WHAT NEEDS TO BE DONE: With pictures left out, retype the lines from the start of the records through the one that contains "ax.yaxis.set_minor_locator(FixedLocator([-35, -25, -15, -5, 5]))".
--- start ---
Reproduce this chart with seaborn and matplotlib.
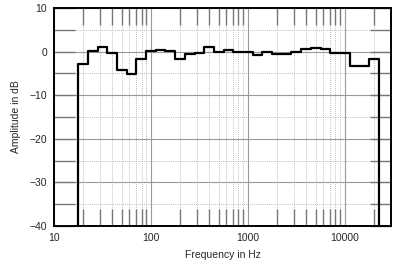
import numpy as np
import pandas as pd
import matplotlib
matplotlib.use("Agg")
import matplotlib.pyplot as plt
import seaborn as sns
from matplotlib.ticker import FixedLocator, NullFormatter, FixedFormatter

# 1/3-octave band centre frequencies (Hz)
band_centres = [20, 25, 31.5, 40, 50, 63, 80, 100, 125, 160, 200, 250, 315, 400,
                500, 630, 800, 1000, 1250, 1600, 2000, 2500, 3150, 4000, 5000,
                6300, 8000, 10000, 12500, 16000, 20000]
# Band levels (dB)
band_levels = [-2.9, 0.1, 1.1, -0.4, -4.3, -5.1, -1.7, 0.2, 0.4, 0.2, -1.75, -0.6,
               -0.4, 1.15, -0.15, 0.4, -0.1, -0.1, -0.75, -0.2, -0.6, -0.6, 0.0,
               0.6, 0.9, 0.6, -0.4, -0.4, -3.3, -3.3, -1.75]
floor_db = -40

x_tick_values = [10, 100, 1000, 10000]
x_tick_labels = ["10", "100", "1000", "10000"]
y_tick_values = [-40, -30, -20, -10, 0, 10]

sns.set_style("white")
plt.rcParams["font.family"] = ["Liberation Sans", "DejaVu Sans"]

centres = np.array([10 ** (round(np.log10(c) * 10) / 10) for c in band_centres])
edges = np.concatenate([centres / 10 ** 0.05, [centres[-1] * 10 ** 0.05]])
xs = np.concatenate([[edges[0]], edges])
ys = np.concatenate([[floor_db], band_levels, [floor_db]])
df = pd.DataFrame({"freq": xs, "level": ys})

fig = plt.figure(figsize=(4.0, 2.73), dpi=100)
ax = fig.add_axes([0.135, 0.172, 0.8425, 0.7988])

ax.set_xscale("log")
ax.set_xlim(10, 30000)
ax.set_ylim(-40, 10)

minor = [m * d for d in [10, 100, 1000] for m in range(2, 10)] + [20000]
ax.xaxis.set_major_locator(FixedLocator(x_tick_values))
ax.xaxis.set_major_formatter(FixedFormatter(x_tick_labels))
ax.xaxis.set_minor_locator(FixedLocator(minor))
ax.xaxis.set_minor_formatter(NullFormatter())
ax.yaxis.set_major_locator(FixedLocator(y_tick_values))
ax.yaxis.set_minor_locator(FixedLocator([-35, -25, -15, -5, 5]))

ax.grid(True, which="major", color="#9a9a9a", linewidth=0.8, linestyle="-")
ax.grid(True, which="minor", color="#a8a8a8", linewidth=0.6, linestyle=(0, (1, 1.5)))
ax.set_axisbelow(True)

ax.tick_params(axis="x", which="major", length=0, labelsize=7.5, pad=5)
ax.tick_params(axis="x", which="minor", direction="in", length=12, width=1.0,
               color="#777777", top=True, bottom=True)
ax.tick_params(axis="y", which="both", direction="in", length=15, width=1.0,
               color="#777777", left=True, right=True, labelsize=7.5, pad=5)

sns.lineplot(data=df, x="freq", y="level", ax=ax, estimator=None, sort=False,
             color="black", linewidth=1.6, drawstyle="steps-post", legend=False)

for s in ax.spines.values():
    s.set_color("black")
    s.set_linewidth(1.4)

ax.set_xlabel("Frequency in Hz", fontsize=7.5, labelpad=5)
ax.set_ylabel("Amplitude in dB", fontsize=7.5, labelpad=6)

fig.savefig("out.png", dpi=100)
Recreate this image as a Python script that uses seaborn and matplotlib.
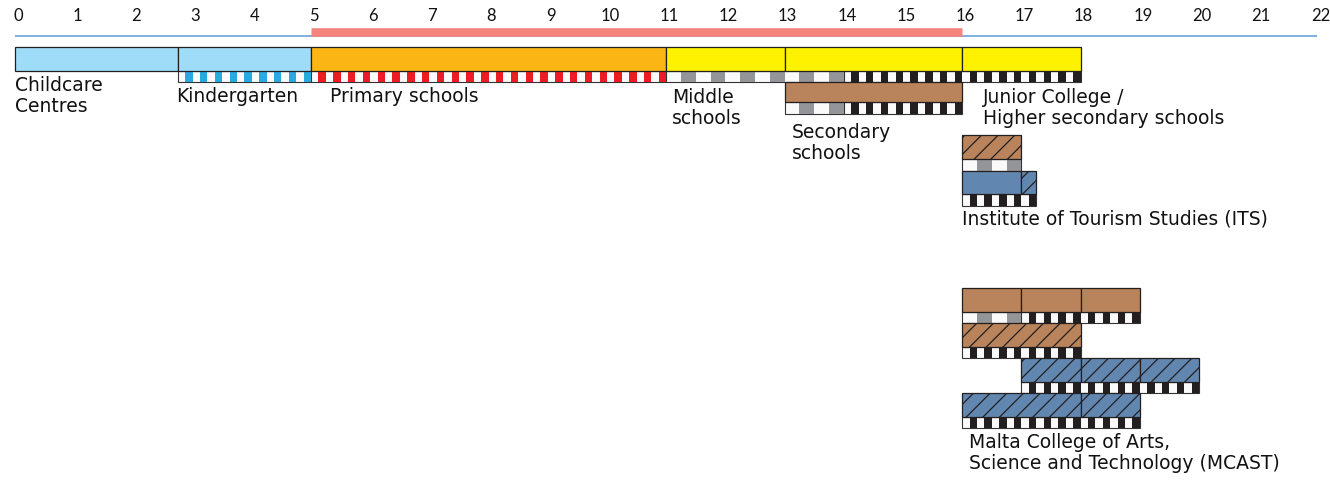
--- end ---
EXERCISE OUTPUT:
Reproduce this chart with seaborn and matplotlib.
import numpy as np
import pandas as pd
import matplotlib
matplotlib.use("Agg")
import matplotlib.pyplot as plt
import seaborn as sns
from matplotlib.ticker import FixedLocator, NullFormatter, FixedFormatter

# 1/3-octave band centre frequencies (Hz)
band_centres = [20, 25, 31.5, 40, 50, 63, 80, 100, 125, 160, 200, 250, 315, 400,
                500, 630, 800, 1000, 1250, 1600, 2000, 2500, 3150, 4000, 5000,
                6300, 8000, 10000, 12500, 16000, 20000]
# Band levels (dB)
band_levels = [-2.9, 0.1, 1.1, -0.4, -4.3, -5.1, -1.7, 0.2, 0.4, 0.2, -1.75, -0.6,
               -0.4, 1.15, -0.15, 0.4, -0.1, -0.1, -0.75, -0.2, -0.6, -0.6, 0.0,
               0.6, 0.9, 0.6, -0.4, -0.4, -3.3, -3.3, -1.75]
floor_db = -40

x_tick_values = [10, 100, 1000, 10000]
x_tick_labels = ["10", "100", "1000", "10000"]
y_tick_values = [-40, -30, -20, -10, 0, 10]

sns.set_style("white")
plt.rcParams["font.family"] = ["Liberation Sans", "DejaVu Sans"]

centres = np.array([10 ** (round(np.log10(c) * 10) / 10) for c in band_centres])
edges = np.concatenate([centres / 10 ** 0.05, [centres[-1] * 10 ** 0.05]])
xs = np.concatenate([[edges[0]], edges])
ys = np.concatenate([[floor_db], band_levels, [floor_db]])
df = pd.DataFrame({"freq": xs, "level": ys})

fig = plt.figure(figsize=(4.0, 2.73), dpi=100)
ax = fig.add_axes([0.135, 0.172, 0.8425, 0.7988])

ax.set_xscale("log")
ax.set_xlim(10, 30000)
ax.set_ylim(-40, 10)

minor = [m * d for d in [10, 100, 1000] for m in range(2, 10)] + [20000]
ax.xaxis.set_major_locator(FixedLocator(x_tick_values))
ax.xaxis.set_major_formatter(FixedFormatter(x_tick_labels))
ax.xaxis.set_minor_locator(FixedLocator(minor))
ax.xaxis.set_minor_formatter(NullFormatter())
ax.yaxis.set_major_locator(FixedLocator(y_tick_values))
ax.yaxis.set_minor_locator(FixedLocator([-35, -25, -15, -5, 5]))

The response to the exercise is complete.